Drawing on her years as a prosecutor and her decades of experience as a journalist, Greta Van Susteren's weekday show features analysis of the day's biggest political stories. Van Susteren interviews distinguished officials from both sides of the aisle for a balanced discussion that provides clarity on where Washington insiders and leaders stand on critical issues. Van Susteren finishes each show with her "For the Record" segment, which highlights stories that viewers may not have seen reported elsewhere.
Originating from Los Angeles, this weekly program examines issues impacting the American government and society. It focuses on the impact of the populist movement in the U.S. and around the world.

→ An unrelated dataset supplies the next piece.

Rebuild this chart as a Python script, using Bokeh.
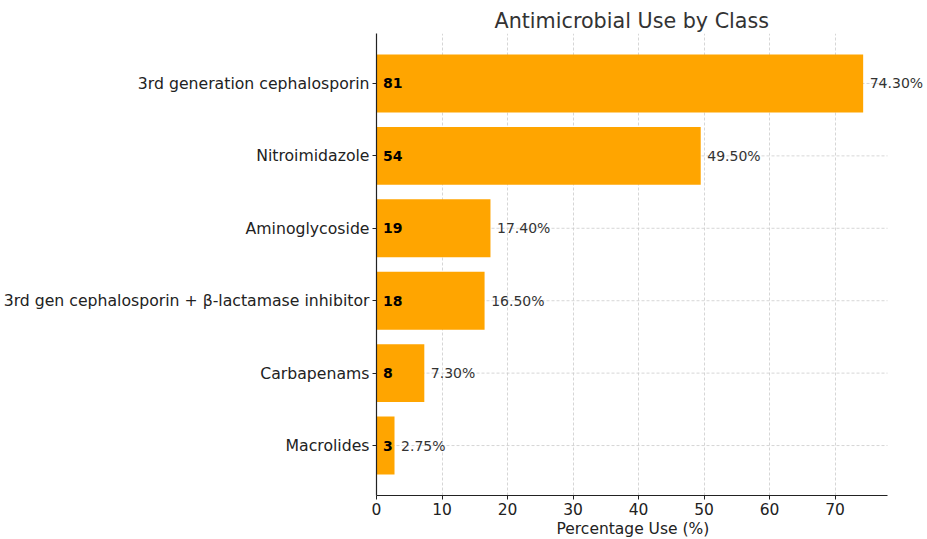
from bokeh.plotting import figure
from bokeh.models import ColumnDataSource, Range1d, FixedTicker, LabelSet, Title
from bokeh.core.properties import value
from bokeh.embed import file_html
from bokeh.resources import INLINE

categories = ["3rd generation cephalosporin", "Nitroimidazole", "Aminoglycoside",
              "3rd gen cephalosporin + \u03b2-lactamase inhibitor", "Carbapenams", "Macrolides"]
percentages = [74.30, 49.50, 17.40, 16.50, 7.30, 2.75]
counts = [81, 54, 19, 18, 8, 3]
x_ticks = [0, 10, 20, 30, 40, 50, 60, 70]

n = len(categories)
ypos = [n - 1 - i for i in range(n)]
xmax = max(percentages) * 1.05
src = ColumnDataSource(dict(
    y=ypos, pct=percentages, cnt=[str(c) for c in counts],
    cnt_x=[1] * n,
    pct_x=[v + 1 for v in percentages],
    pct_label=[f"{v:.2f}%" for v in percentages],
    x0=[0] * n, x1=[xmax] * n,
))

FONT = "DejaVu Sans"
# frame is extended to the right so the value labels are not clipped;
# axis line and grid stop at xmax like the reference's plot area
p = figure(width=927, height=537, output_backend="svg", toolbar_location=None,
           x_range=Range1d(0, xmax * 549 / 511), y_range=Range1d(-0.69, n - 1 + 0.69),
           title="Antimicrobial Use by Class")
p.min_border_right = 2
p.min_border_top = 33
p.min_border_bottom = 0
p.min_border_left = 0
p.outline_line_color = None
p.background_fill_color = "white"

p.title.text_font = FONT
p.title.text_font_size = "20.7px"
p.title.text_font_style = "normal"
p.title.text_color = "#333333"
p.title.align = "left"
p.title.offset = 118
p.title.standoff = 2

p.xgrid.ticker = FixedTicker(ticks=x_ticks)
p.xgrid.grid_line_color = "#cccccc"
p.xgrid.grid_line_dash = "3 2"
p.xgrid.grid_line_width = 0.8
p.ygrid.grid_line_color = None
p.segment(x0="x0", x1="x1", y0="y", y1="y", source=src, line_color="#cccccc",
          line_dash="3 2", line_width=0.8)

p.hbar(y="y", right="pct", left=0, height=0.8, source=src, fill_color="#FFA500",
       line_color=None)

p.xaxis.ticker = FixedTicker(ticks=x_ticks)
p.xaxis.bounds = (0, xmax)
p.yaxis.ticker = FixedTicker(ticks=ypos)
p.yaxis.major_label_overrides = {y: c for y, c in zip(ypos, categories)}
for ax in (p.xaxis, p.yaxis):
    ax.axis_line_color = "#222222"
    ax.axis_line_width = 1.2
    ax.major_tick_line_color = "#222222"
    ax.major_tick_out = 4
    ax.major_tick_in = 0
    ax.minor_tick_line_color = None
    ax.major_label_text_font = FONT
    ax.major_label_text_color = "#222222"
p.yaxis.major_label_text_font_size = "15.7px"
p.yaxis.major_label_standoff = 3
p.xaxis.major_label_text_font_size = "15.5px"
p.xaxis.major_label_standoff = 3

xlabel = Title(text="Percentage Use (%)", align="left", offset=180,
               text_font=FONT, text_font_size="15.5px", text_font_style="normal",
               text_color="#222222", standoff=0)
p.add_layout(xlabel, "below")

p.add_layout(LabelSet(x="cnt_x", y="y", text="cnt", source=src, text_font=value(FONT),
                      text_font_size="14px", text_font_style="bold", text_color="black",
                      text_baseline="middle", text_align="left"))
p.add_layout(LabelSet(x="pct_x", y="y", text="pct_label", source=src, text_font=value(FONT),
                      text_font_size="14px", text_color="#333333",
                      text_baseline="middle", text_align="left"))

open("out.html", "w").write(file_html(p, INLINE))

Host Steve Hilton leads discussions and debates about the week's top stories with a rotating panel of three experts. A recurring segment -- SwampWatch -- offers opinions and analysis on which industries, agencies and political groups in Washington, D.C., and beyond are affecting President Trump's campaign pledge to "drain the swamp."
CNN's lead political anchor Wolf Blitzer hosts this hourlong weekday program, taking viewers to the heart of the political news of the day as well as covering breaking news and international stories as they develop. Blitzer welcomes newsmakers and experts to discuss and analyze the stories that are driving today's news.
Bringing the insight and power of "Meet the Press" to MSNBC every weeknight, Chuck Todd looks at the key stories of the day with political newsmakers as they break down and analyze the issues facing U.S. and world leaders. The program features hard-hitting interviews -- a hallmark of Todd's Sunday program -- in addition to signature segments such as "I'm Obsessed With," which highlights topics about which Todd is especially passionate. With an acute understanding of the inner-workings of Washington, Todd explains how complex policy issues affect all Americans.
Hosted by CNN political commentator Van Jones, "The Messy Truth" is a series of town hall specials aimed at improving communication among people with different political and personal beliefs. Joined by well-known legislative leaders, Jones visits swing states like Ohio and Michigan to meet with residents who once supported President Obama but more recently voted for Donald Trump, letting the community members drive the conversation. That's just one way, Jones contends, to challenge assumptions and understand how people feel.